Film: I guess because I once wrote an admiring article about Christopher Shinn’s first produced play Four, I got multiple invitations to the screening of the film version at BAM’s Rose Cinema, as part of the 3rd Annual New Voices in Black Cinema Festival, from the first-time director Joshua Sanchez and the producer Allen Frame (an old friend and associate from Soho News days).  Four tells two parallel stories – on a steamy Fourth of July night, a middle-aged black man named Joe hooks up with June, a white teenaged boy he met online, and his daughter Abigayle slips out from taking care of her sickly mother for a tryst with Dexter, a jivey jock who wishes he were black.
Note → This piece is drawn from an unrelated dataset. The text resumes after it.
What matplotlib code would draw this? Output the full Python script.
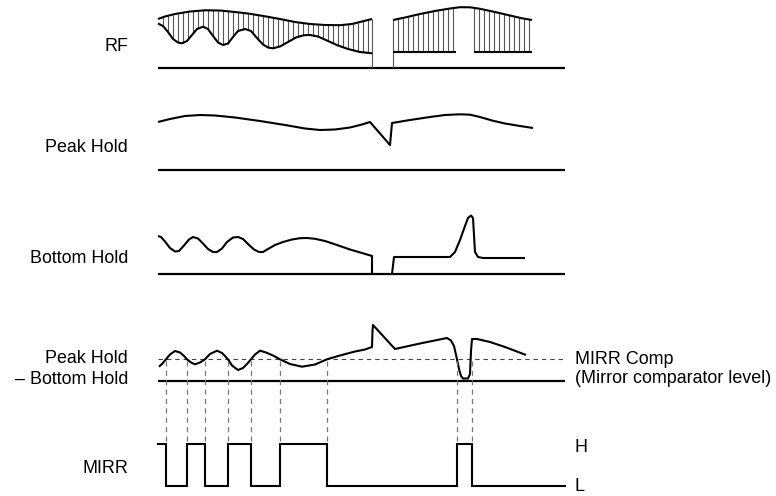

The play is a yearning young man’s tale about that time (those times) in your life when people keep asking “What do you want? Where do you want to go?” and the only honest answer is a desolate howl of “I don’t knoooooooooow!” The movie captures all that yearning and awkwardness, with an especially good understated performance by Wendell Pierce in the trickiest part of Joe, the father. The movie felt a little slower and more ponderous than it needed to be. And I have strong memories of the original stage production, in which Dexter was played by a skinny white redhead; E. J. Bonilla in the role doesn’t really read as white, so his wannabe status is muted. Those are small points, though. It’s a nervy little art film that has the courage to zero in on a couple of heated pockets of psycho-sexual ambivalence.